3 · Software & Platform Services
Communication Services
- IRC (Internet Relay Chat) — free, open-source chat protocol. A self-hosted alternative to Slack or Teams for internal team communication.
- XMPP (Extensible Messaging and Presence Protocol) — popular open standard for instant messaging. Used under the hood by many chat systems.
- For email you can either run your own mail server or pay an email service provider (Google Workspace, Microsoft 365). Self-hosting gives full control; a provider reduces operational burden.
- DNS records for email:
- A record — maps a hostname to an IP address
- MX record — Mail Exchange; tells the internet which server accepts email for a domain
| Protocol | Direction | Key behaviour |
|---|---|---|
| SMTP | Sending only | The only protocol for sending email — client → server and server → server |
| POP3 | Receiving | Downloads email to local device and removes it from the server — private/offline model |
| IMAP | Receiving | Downloads to device but keeps a copy on the server — synced across multiple devices |
- Spam mitigation — three DNS-based mechanisms that verify the sender is who they claim to be:
- SPF (Sender Policy Framework) — lists which IP addresses are authorized to send email for your domain
- DKIM (DomainKeys Identified Mail) — cryptographically signs outgoing messages so receivers can verify they weren't tampered with
- DMARC (Domain-Based Message Authentication, Reporting & Conformance) — ties SPF and DKIM together and tells receivers what to do with mail that fails (quarantine, reject, or do nothing)
- User Productivity Services — business licensing for productivity suites (Office 365, Google Workspace) is separate from personal licensing. Enterprise versions include admin controls, compliance tooling, and user management.

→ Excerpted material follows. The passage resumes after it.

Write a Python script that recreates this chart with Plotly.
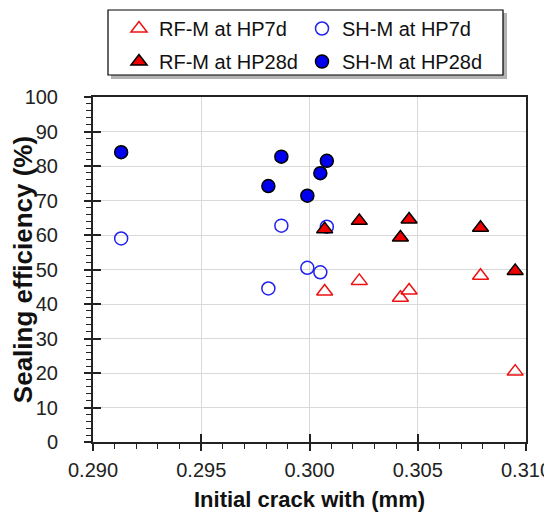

Security Services — HTTPS & TLS
- Any service you run must guarantee to users that their information is handled securely — especially anything accepting credentials or personal data.
- HTTPS — secure version of HTTP. Encrypts all communication between the browser and the web server so data cannot be read or tampered with in transit.
- TLS (Transport Layer Security) — the cryptographic protocol that powers HTTPS. It is the current standard for securing network communication.
- SSL (Secure Sockets Layer) — the predecessor to TLS. SSL v3.0 was effectively renamed TLS v1.0. SSL is deprecated and should never be used for new systems.
- To enable HTTPS you need a TLS certificate issued by a trusted Certificate Authority (CA). The CA vouches that the certificate belongs to the domain it claims to represent. Let's Encrypt is a free, automated CA widely used for this purpose.
File Services
- Choosing the right file system or sharing protocol depends on who needs to access the files and from what OS.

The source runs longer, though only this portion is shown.